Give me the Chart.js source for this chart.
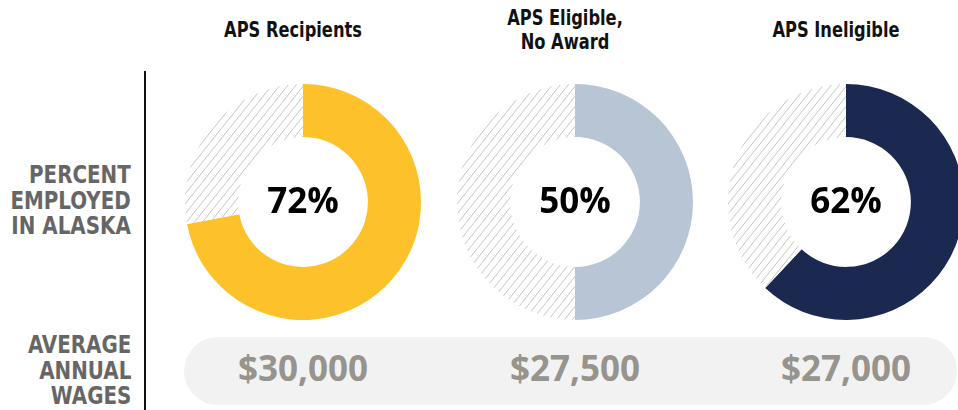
<!DOCTYPE html>
<html>
<head>
<meta charset="utf-8">
<script src="https://cdn.jsdelivr.net/npm/chart.js@4.4.1/dist/chart.umd.min.js"></script>
<style>
  html, body { margin: 0; padding: 0; }
  body { width: 958px; height: 410px; position: relative; overflow: hidden; background: #fff; }
  .title { position: absolute; width: 240px; text-align: center; font-family: "DejaVu Sans Condensed", sans-serif; font-weight: bold; font-size: 21px; line-height: 24px; color: #111; transform: scaleX(0.86); transform-origin: center; }
  .rowlabel { position: absolute; right: 827px; text-align: right; font-family: "DejaVu Sans Condensed", sans-serif; font-weight: bold; font-size: 24px; line-height: 25.5px; color: #666; transform: scaleX(0.92); transform-origin: right; }
  .vline { position: absolute; left: 144px; top: 71px; width: 2px; height: 339px; background: #111; }
  .pill { position: absolute; left: 184px; top: 337px; width: 773px; height: 68px; border-radius: 34px; background: #f2f2f2; }
  .donut { position: absolute; width: 236px; height: 236px; }
  .pct { position: absolute; width: 140px; text-align: center; font-family: "Open Sans", sans-serif; font-weight: bold; font-size: 35px; line-height: 40px; color: #000; }
  .wage { position: absolute; width: 200px; text-align: center; font-family: "Open Sans", sans-serif; font-weight: bold; font-size: 35px; line-height: 40px; color: #96948d; }
</style>
</head>
<body>
<div class="vline"></div>
<div class="rowlabel" style="top:163px">PERCENT<br>EMPLOYED<br>IN ALASKA</div>
<div class="rowlabel" style="top:333px">AVERAGE<br>ANNUAL<br>WAGES</div>
<div class="pill"></div>
<div id="root"></div>
<script>
const categories = ['APS Recipients', 'APS Eligible,\nNo Award', 'APS Ineligible'];
const percentEmployed = [72, 50, 62];
const averageWages = [30000, 27500, 27000];
const sliceColors = ['#fdc22a', '#b7c5d5', '#1b2850'];

// layout
const centersX = [303, 575, 846];
const centerY = 202;
const radius = 118;

function hatchPattern() {
    const w = 8, h = 10;
    const c = document.createElement('canvas');
    c.width = w;
    c.height = h;
    const g = c.getContext('2d');
    g.fillStyle = '#ffffff';
    g.fillRect(0, 0, w, h);
    g.strokeStyle = '#bdbdbd';
    g.lineWidth = 0.9;
    g.beginPath();
    for (let k = -1; k <= 1; k++) {
        g.moveTo(k * w, h);
        g.lineTo(k * w + w, 0);
    }
    g.stroke();
    return g.createPattern(c, 'repeat');
}

const root = document.getElementById('root');
const hatch = hatchPattern();

categories.forEach((cat, i) => {
    const t = document.createElement('div');
    t.className = 'title';
    t.style.left = (centersX[i] - 120 - 10) + 'px';
    const lines = cat.split('\n');
    t.style.top = (lines.length > 1 ? 6 : 18) + 'px';
    t.innerHTML = lines.join('<br>');
    root.appendChild(t);

    const box = document.createElement('div');
    box.className = 'donut';
    box.style.left = (centersX[i] - radius) + 'px';
    box.style.top = (centerY - radius) + 'px';
    const cv = document.createElement('canvas');
    box.appendChild(cv);
    root.appendChild(box);

    new Chart(cv, {
        type: 'doughnut',
        data: {
            labels: ['Employed in Alaska', 'Other'],
            datasets: [{
                data: [percentEmployed[i], 100 - percentEmployed[i]],
                backgroundColor: [sliceColors[i], hatch],
                borderWidth: 0
            }]
        },
        options: {
            responsive: true,
            maintainAspectRatio: false,
            animation: false,
            cutout: '55%',
            plugins: {
                legend: { display: false },
                tooltip: { enabled: false }
            }
        }
    });

    const p = document.createElement('div');
    p.className = 'pct';
    p.style.left = (centersX[i] - 70) + 'px';
    p.style.top = (centerY - 22) + 'px';
    p.textContent = percentEmployed[i] + '%';
    root.appendChild(p);

    const w = document.createElement('div');
    w.className = 'wage';
    w.style.left = (centersX[i] - 100) + 'px';
    w.style.top = '348px';
    w.textContent = '$' + averageWages[i].toLocaleString('en-US');
    root.appendChild(w);
});
</script>
</body>
</html>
* * * * * * * * *
**Goal of the exercise**: Your copy of the data should match it exactly, except that pictures are left out.

**Output of the exercise**:
Give me the Chart.js source for this chart.
<!DOCTYPE html>
<html>
<head>
<meta charset="utf-8">
<script src="https://cdn.jsdelivr.net/npm/chart.js@4.4.1/dist/chart.umd.min.js"></script>
<style>
  html, body { margin: 0; padding: 0; }
  body { width: 958px; height: 410px; position: relative; overflow: hidden; background: #fff; }
  .title { position: absolute; width: 240px; text-align: center; font-family: "DejaVu Sans Condensed", sans-serif; font-weight: bold; font-size: 21px; line-height: 24px; color: #111; transform: scaleX(0.86); transform-origin: center; }
  .rowlabel { position: absolute; right: 827px; text-align: right; font-family: "DejaVu Sans Condensed", sans-serif; font-weight: bold; font-size: 24px; line-height: 25.5px; color: #666; transform: scaleX(0.92); transform-origin: right; }
  .vline { position: absolute; left: 144px; top: 71px; width: 2px; height: 339px; background: #111; }
  .pill { position: absolute; left: 184px; top: 337px; width: 773px; height: 68px; border-radius: 34px; background: #f2f2f2; }
  .donut { position: absolute; width: 236px; height: 236px; }
  .pct { position: absolute; width: 140px; text-align: center; font-family: "Open Sans", sans-serif; font-weight: bold; font-size: 35px; line-height: 40px; color: #000; }
  .wage { position: absolute; width: 200px; text-align: center; font-family: "Open Sans", sans-serif; font-weight: bold; font-size: 35px; line-height: 40px; color: #96948d; }
</style>
</head>
<body>
<div class="vline"></div>
<div class="rowlabel" style="top:163px">PERCENT<br>EMPLOYED<br>IN ALASKA</div>
<div class="rowlabel" style="top:333px">AVERAGE<br>ANNUAL<br>WAGES</div>
<div class="pill"></div>
<div id="root"></div>
<script>
const categories = ['APS Recipients', 'APS Eligible,\nNo Award', 'APS Ineligible'];
const percentEmployed = [72, 50, 62];
const averageWages = [30000, 27500, 27000];
const sliceColors = ['#fdc22a', '#b7c5d5', '#1b2850'];

// layout
const centersX = [303, 575, 846];
const centerY = 202;
const radius = 118;

function hatchPattern() {
    const w = 8, h = 10;
    const c = document.createElement('canvas');
    c.width = w;
    c.height = h;
    const g = c.getContext('2d');
    g.fillStyle = '#ffffff';
    g.fillRect(0, 0, w, h);
    g.strokeStyle = '#bdbdbd';
    g.lineWidth = 0.9;
    g.beginPath();
    for (let k = -1; k <= 1; k++) {
        g.moveTo(k * w, h);
        g.lineTo(k * w + w, 0);
    }
    g.stroke();
    return g.createPattern(c, 'repeat');
}

const root = document.getElementById('root');
const hatch = hatchPattern();

categories.forEach((cat, i) => {
    const t = document.createElement('div');
    t.className = 'title';
    t.style.left = (centersX[i] - 120 - 10) + 'px';
    const lines = cat.split('\n');
    t.style.top = (lines.length > 1 ? 6 : 18) + 'px';
    t.innerHTML = lines.join('<br>');
    root.appendChild(t);

    const box = document.createElement('div');
    box.className = 'donut';
    box.style.left = (centersX[i] - radius) + 'px';
    box.style.top = (centerY - radius) + 'px';
    const cv = document.createElement('canvas');
    box.appendChild(cv);
    root.appendChild(box);

    new Chart(cv, {
        type: 'doughnut',
        data: {
            labels: ['Employed in Alaska', 'Other'],
            datasets: [{
                data: [percentEmployed[i], 100 - percentEmployed[i]],
                backgroundColor: [sliceColors[i], hatch],
                borderWidth: 0
            }]
        },
        options: {
            responsive: true,
            maintainAspectRatio: false,
            animation: false,
            cutout: '55%',
            plugins: {
                legend: { display: false },
                tooltip: { enabled: false }
            }
        }
    });

    const p = document.createElement('div');
    p.className = 'pct';
    p.style.left = (centersX[i] - 70) + 'px';
    p.style.top = (centerY - 22) + 'px';
    p.textContent = percentEmployed[i] + '%';
    root.appendChild(p);

    const w = document.createElement('div');
    w.className = 'wage';
    w.style.left = (centersX[i] - 100) + 'px';
    w.style.top = '348px';
    w.textContent = '$' + averageWages[i].toLocaleString('en-US');
    root.appendChild(w);
});
</script>
</body>
</html>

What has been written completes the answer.